* **Code that draws figures**
- - - -

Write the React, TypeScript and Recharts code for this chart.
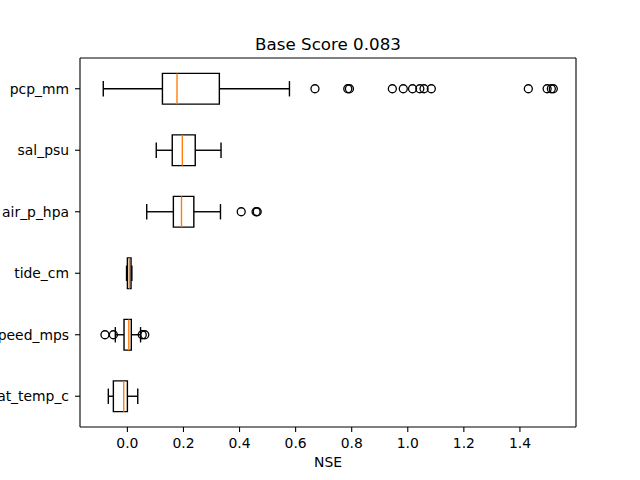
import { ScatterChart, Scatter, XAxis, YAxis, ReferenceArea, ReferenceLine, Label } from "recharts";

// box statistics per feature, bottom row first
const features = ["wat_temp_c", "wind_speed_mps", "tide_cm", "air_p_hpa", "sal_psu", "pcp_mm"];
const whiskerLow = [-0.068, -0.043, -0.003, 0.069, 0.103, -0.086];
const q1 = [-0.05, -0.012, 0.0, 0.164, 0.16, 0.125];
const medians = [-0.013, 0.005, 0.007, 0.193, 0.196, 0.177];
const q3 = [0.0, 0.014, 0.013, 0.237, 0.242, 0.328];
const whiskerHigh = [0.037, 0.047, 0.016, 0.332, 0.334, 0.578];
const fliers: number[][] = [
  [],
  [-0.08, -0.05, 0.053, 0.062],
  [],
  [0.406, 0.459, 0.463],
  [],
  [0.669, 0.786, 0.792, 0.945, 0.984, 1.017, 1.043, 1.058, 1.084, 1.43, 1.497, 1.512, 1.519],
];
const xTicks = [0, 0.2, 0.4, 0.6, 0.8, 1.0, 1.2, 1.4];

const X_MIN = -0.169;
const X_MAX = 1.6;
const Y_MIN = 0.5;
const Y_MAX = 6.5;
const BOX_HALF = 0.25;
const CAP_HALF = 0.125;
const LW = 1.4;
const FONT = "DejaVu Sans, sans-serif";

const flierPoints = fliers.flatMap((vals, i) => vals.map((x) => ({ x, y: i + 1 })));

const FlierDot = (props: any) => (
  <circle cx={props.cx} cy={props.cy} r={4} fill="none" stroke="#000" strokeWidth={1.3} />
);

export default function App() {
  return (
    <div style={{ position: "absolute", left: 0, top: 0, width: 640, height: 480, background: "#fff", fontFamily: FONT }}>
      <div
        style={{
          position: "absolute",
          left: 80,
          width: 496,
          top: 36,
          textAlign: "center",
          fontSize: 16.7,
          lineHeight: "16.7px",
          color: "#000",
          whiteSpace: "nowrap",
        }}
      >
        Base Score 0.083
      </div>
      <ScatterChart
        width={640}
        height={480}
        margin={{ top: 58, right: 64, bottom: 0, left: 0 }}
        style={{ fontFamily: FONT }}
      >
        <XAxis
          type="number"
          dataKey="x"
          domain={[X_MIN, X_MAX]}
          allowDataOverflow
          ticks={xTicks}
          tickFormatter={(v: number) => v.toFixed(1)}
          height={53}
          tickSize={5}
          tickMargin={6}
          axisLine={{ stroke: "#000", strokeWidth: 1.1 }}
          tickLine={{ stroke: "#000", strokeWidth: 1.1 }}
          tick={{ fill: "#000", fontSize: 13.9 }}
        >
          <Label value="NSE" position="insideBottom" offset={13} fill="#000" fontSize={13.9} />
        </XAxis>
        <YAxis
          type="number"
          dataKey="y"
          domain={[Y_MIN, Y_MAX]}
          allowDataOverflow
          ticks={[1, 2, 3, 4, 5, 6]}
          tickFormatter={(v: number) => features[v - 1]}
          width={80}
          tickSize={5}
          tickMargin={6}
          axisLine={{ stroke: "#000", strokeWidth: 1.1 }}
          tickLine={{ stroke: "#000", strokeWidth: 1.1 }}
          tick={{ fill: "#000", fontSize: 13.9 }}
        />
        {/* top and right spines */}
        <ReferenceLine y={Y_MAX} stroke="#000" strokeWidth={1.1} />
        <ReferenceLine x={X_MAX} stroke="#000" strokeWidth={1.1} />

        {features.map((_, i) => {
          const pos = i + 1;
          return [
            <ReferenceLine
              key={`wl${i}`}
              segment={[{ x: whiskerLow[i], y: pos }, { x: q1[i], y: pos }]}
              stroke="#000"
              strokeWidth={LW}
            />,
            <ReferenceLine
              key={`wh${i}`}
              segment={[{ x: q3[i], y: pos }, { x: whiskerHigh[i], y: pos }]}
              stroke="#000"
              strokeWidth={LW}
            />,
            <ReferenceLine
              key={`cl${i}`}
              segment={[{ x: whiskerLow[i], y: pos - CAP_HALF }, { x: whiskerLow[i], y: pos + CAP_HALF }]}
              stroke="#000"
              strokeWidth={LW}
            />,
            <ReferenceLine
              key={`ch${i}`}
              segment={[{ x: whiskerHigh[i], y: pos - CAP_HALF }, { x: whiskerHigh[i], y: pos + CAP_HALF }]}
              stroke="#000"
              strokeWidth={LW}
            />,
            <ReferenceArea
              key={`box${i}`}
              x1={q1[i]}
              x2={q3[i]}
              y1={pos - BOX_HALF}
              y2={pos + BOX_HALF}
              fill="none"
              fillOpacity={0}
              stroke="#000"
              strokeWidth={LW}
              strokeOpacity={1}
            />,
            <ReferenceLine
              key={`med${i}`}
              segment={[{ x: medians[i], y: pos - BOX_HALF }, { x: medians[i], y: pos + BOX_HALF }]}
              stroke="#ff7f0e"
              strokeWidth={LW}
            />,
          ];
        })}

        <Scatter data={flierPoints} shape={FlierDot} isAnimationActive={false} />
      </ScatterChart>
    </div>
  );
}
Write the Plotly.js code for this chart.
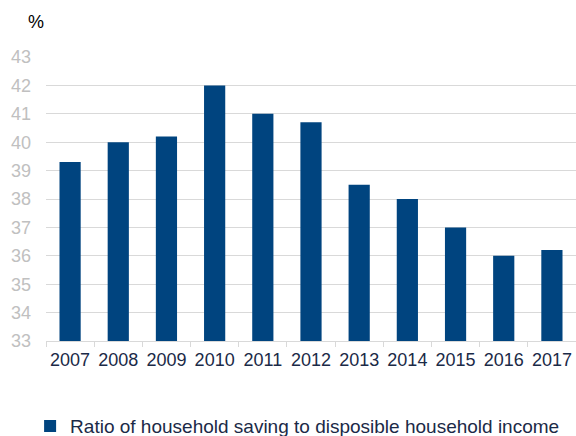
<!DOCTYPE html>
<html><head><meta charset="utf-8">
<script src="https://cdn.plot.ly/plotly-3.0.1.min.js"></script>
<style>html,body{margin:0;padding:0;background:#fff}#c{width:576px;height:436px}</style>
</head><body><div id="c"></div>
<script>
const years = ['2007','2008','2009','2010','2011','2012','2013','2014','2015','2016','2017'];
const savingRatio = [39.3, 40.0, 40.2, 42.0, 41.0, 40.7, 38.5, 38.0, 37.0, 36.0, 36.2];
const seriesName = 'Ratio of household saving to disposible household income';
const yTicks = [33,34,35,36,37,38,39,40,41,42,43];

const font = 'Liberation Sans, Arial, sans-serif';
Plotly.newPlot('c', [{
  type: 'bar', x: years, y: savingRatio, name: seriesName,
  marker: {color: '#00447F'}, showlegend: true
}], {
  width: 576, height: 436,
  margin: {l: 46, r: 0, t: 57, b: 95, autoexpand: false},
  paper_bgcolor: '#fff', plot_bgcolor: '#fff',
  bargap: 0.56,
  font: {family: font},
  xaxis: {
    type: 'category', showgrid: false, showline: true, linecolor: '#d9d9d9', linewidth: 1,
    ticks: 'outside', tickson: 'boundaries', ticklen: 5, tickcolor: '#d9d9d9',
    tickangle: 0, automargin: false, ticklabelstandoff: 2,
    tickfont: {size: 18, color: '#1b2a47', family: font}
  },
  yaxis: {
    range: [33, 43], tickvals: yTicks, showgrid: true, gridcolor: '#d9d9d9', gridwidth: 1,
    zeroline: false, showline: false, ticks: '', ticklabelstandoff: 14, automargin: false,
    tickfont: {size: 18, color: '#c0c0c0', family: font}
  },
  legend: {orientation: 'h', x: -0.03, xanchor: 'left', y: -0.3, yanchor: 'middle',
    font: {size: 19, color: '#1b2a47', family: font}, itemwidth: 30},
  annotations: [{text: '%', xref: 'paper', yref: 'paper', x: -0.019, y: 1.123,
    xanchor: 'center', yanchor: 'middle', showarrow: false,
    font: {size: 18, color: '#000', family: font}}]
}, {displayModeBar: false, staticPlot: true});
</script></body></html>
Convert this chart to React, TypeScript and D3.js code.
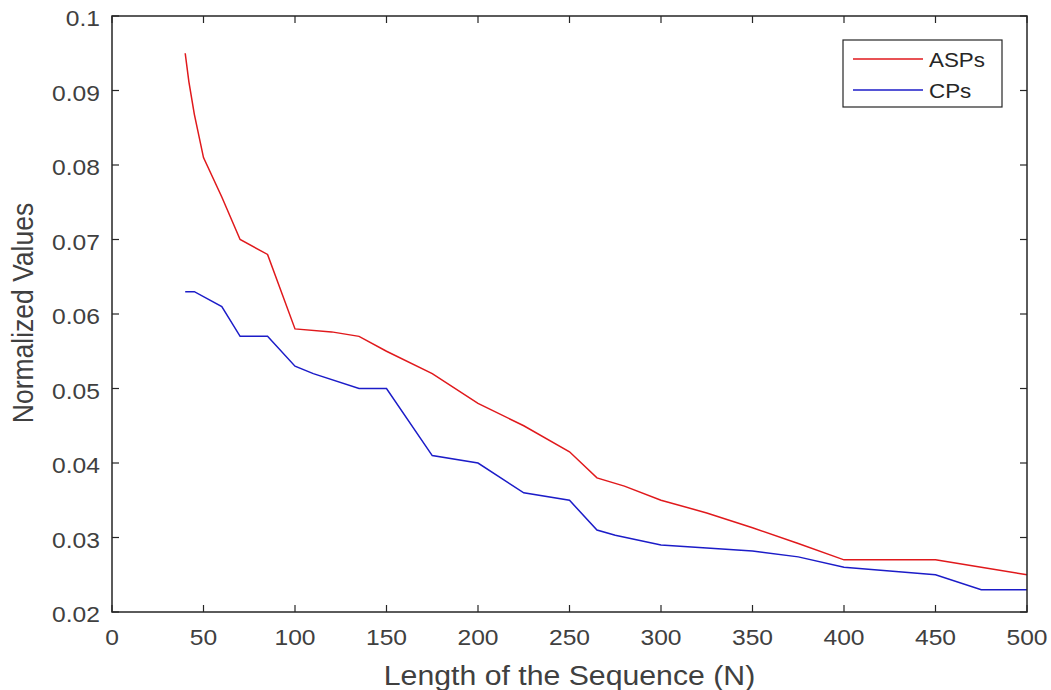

- - - -

* **Stated task**
Copy, from the material, each line that holds the string "React".

* **Solved problem**
Write the React, TypeScript and Recharts code for this chart.
Convert this chart to React, TypeScript and D3.js code.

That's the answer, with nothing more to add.